Junjie Sheng, Jiehao Wu, Haochuan Cui et al.

Recent advancements in reinforcement learning (RL) have shown promise for optimizing virtual machine scheduling (VMS) in small-scale clusters. The utilization of RL to large-scale cloud computing scenarios remains notably constrained. This paper introduces a scalable RL framework, called Cluster Value Decomposition Reinforcement Learning (CVD-RL), to surmount the scalability hurdles inherent in large-scale VMS. The CVD-RL framework innovatively combines a decomposition operator with a look-ahead operator to adeptly manage representation complexities, while complemented by a Top-$k$ filter operator that refines exploration efficiency. Different from existing approaches limited to clusters of $10$ or fewer physical machines (PMs), CVD-RL extends its applicability to environments encompassing up to $50$ PMs. Furthermore, the CVD-RL framework demonstrates generalization capabilities that surpass contemporary SOTA methodologies across a variety of scenarios in empirical studies. This breakthrough not only showcases the framework's exceptional scalability and performance but also represents a significant leap in the application of RL for VMS within complex, large-scale cloud infrastructures. The code is available at https://anonymous.4open.science/r/marl4sche-D0FE.

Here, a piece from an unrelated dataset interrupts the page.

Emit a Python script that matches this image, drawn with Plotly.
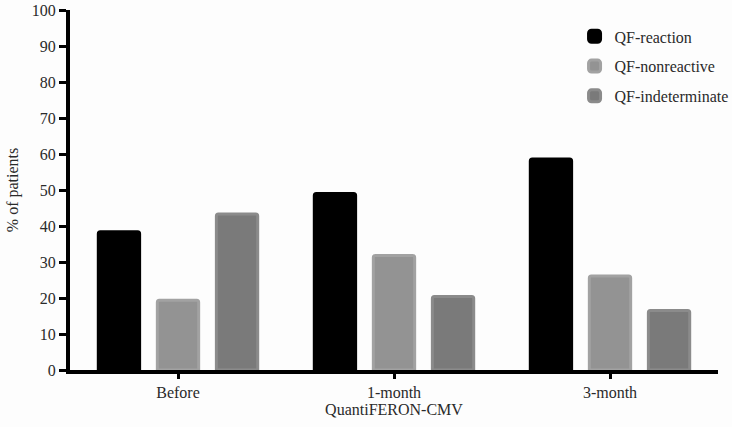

JieHao Wu, Ziwei Wang, Junjie Sheng et al.

In cloud services, virtual machine (VM) scheduling is a typical Online Dynamic Multidimensional Bin Packing (ODMBP) problem, characterized by large-scale complexity and fluctuating demands. Traditional optimization methods struggle to adapt to real-time changes, domain-expert-designed heuristic approaches suffer from rigid strategies, and existing learning-based methods often lack generalizability and interpretability. To address these limitations, this paper proposes a hierarchical language agent framework named MiCo, which provides a large language model (LLM)-driven heuristic design paradigm for solving ODMBP. Specifically, ODMBP is formulated as a Semi-Markov Decision Process with Options (SMDP-Option), enabling dynamic scheduling through a two-stage architecture, i.e., Option Miner and Option Composer. Option Miner utilizes LLMs to discover diverse and useful non-context-aware strategies by interacting with constructed environments. Option Composer employs LLMs to discover a composing strategy that integrates the non-context-aware strategies with the contextual ones. Extensive experiments on real-world enterprise datasets demonstrate that MiCo achieves a 96.9\% competitive ratio in large-scale scenarios involving more than 10,000 virtual machines. It maintains high performance even under nonstationary request flows and diverse configurations, thus validating its effectiveness in complex and large-scale cloud environments.